Much has been said and written about the grossness of this vice, its baneful effects and consequences, to which it were useless here to refer. Suffice it to say there is nothing that besots a man more completely and lowers him more ignobly to the level of the brute. He falls below, for the most stupid of brutes, the ass, knows when it has enough; and the drunkard does not. It requires small wit indeed to understand that there is no sin in the catalogue of crime that a person in this state is not capable of committing. He will do things the very brute would blush to do; and then he will say it was one of the devil's jokes. The effects on individuals, families and generations, born and unborn, cannot be exaggerated; and the drunkard is a tempter of God and the curse of society.

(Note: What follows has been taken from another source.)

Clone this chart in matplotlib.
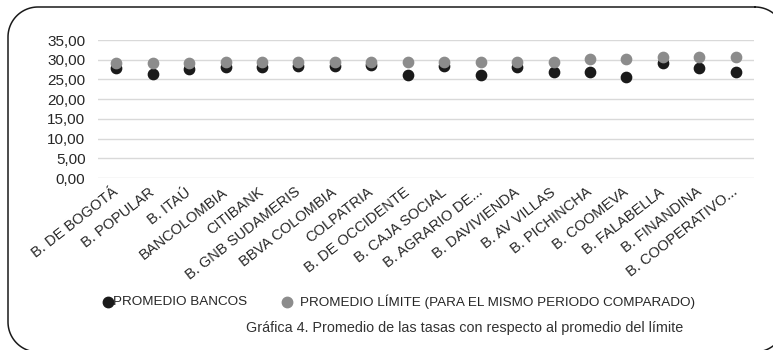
import numpy as np
import matplotlib.pyplot as plt
import matplotlib.transforms as mtransforms

plt.rcParams['font.family'] = ['Liberation Sans', 'DejaVu Sans']

bancos = ['B. DE BOGOTÁ', 'B. POPULAR', 'B. ITAÚ', 'BANCOLOMBIA', 'CITIBANK',
          'B. GNB SUDAMERIS', 'BBVA COLOMBIA', 'COLPATRIA', 'B. DE OCCIDENTE',
          'B. CAJA SOCIAL', 'B. AGRARIO DE...', 'B. DAVIVIENDA', 'B. AV VILLAS',
          'B. PICHINCHA', 'B. COOMEVA', 'B. FALABELLA', 'B. FINANDINA',
          'B. COOPERATIVO...']
promedio_bancos = [27.8, 26.3, 27.6, 28.1, 28.1, 28.5, 28.5, 28.7, 26.0,
                   28.5, 26.0, 28.2, 27.0, 27.0, 25.6, 29.1, 28.0, 27.0]
promedio_limite = [29.2, 29.2, 29.2, 29.3, 29.3, 29.3, 29.3, 29.4, 29.3,
                   29.3, 29.3, 29.3, 29.3, 30.3, 30.3, 30.6, 30.7, 30.6]
yticks = [0, 5, 10, 15, 20, 25, 30, 35]

W, H = 773, 350
fig = plt.figure(figsize=(W / 100, H / 100), dpi=100)

# background axes in pixel units for the rounded frame
bg = fig.add_axes([0, 0, 1, 1])
bg.set_xlim(0, W)
bg.set_ylim(H, 0)
bg.axis('off')

def rounded_frame(x0, y0, x1, y1, r):
    pts = []
    corners = [(x1 - r, y0 + r, -90, 0), (x1 - r, y1 - r, 0, 90),
               (x0 + r, y1 - r, 90, 180), (x0 + r, y0 + r, 180, 270)]
    for cx, cy, a0, a1 in corners:
        t = np.radians(np.linspace(a0, a1, 30))
        pts += list(zip(cx + r * np.cos(t), cy + r * np.sin(t)))
    pts.append(pts[0])
    return np.array(pts)

fr = rounded_frame(8, 7, 785, 352, 30)
bg.plot(fr[:, 0], fr[:, 1], color='#1a1a1a', linewidth=1.1, clip_on=False)

ax = fig.add_axes([98 / W, 1 - 178 / H, (754 - 98) / W, (178 - 40) / H])
x = np.arange(len(bancos))
ax.scatter(x, promedio_bancos, s=55, color='#1a1a1a', zorder=3)
ax.scatter(x, promedio_limite, s=55, color='#8c8c8c', zorder=4)

ax.set_ylim(0, 35)
ax.set_xlim(-0.5, len(bancos) - 0.5)
ax.set_yticks(yticks)
ax.yaxis.set_major_formatter(plt.FuncFormatter(lambda v, p: ('%.2f' % v).replace('.', ',')))
ax.grid(axis='y', color='#d9d9d9', linewidth=1)
ax.set_axisbelow(True)
for s in ax.spines.values():
    s.set_visible(False)
ax.tick_params(length=0)
ax.tick_params(axis='y', labelsize=11, colors='#262626', pad=9)
ax.set_xticks(x)
ax.set_xticklabels(bancos, rotation=38, ha='right', rotation_mode='anchor',
                   fontsize=10.5, color='#262626')
ax.tick_params(axis='x', pad=5)
shift = mtransforms.ScaledTranslation(-4 / 100, 0, fig.dpi_scale_trans)
for lbl in ax.get_xticklabels():
    lbl.set_transform(lbl.get_transform() + shift)

# legend
ly = 302
bg.plot([108], [ly], marker='o', markersize=7.5, color='#1a1a1a')
bg.text(113, ly, 'PROMEDIO BANCOS', fontsize=9.7, va='center', color='#262626')
bg.plot([287], [ly], marker='o', markersize=7.5, color='#8c8c8c')
bg.text(300, ly, 'PROMEDIO LÍMITE (PARA EL MISMO PERIODO COMPARADO)',
        fontsize=9.7, va='center', color='#262626')

bg.text(465, 328,
        'Gráfica 4. Promedio de las tasas con respecto al promedio del límite',
        fontsize=10.4, ha='center', va='center', color='#333333')

fig.savefig('out.png', dpi=100)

Temperance is a moderate use of strong drink; teetotalism is absolute abstention therefrom. A man may be temperate without being a teetotaler; all teetotalers are temperate, at least as far as alcohol is concerned, although they are sometimes, some of them, accused of using temperance as a cloak for much intemperance of speech. If this be true—and there are cranks in all causes—then temperance is itself the greatest sufferer. Exaggeration is a mistake; it repels right-thinking men and never served any purpose. We believe it has done the cause of teetotalism a world of harm. But it is poor logic that will identify with so holy a cause the rabid rantings of a few irresponsible fools.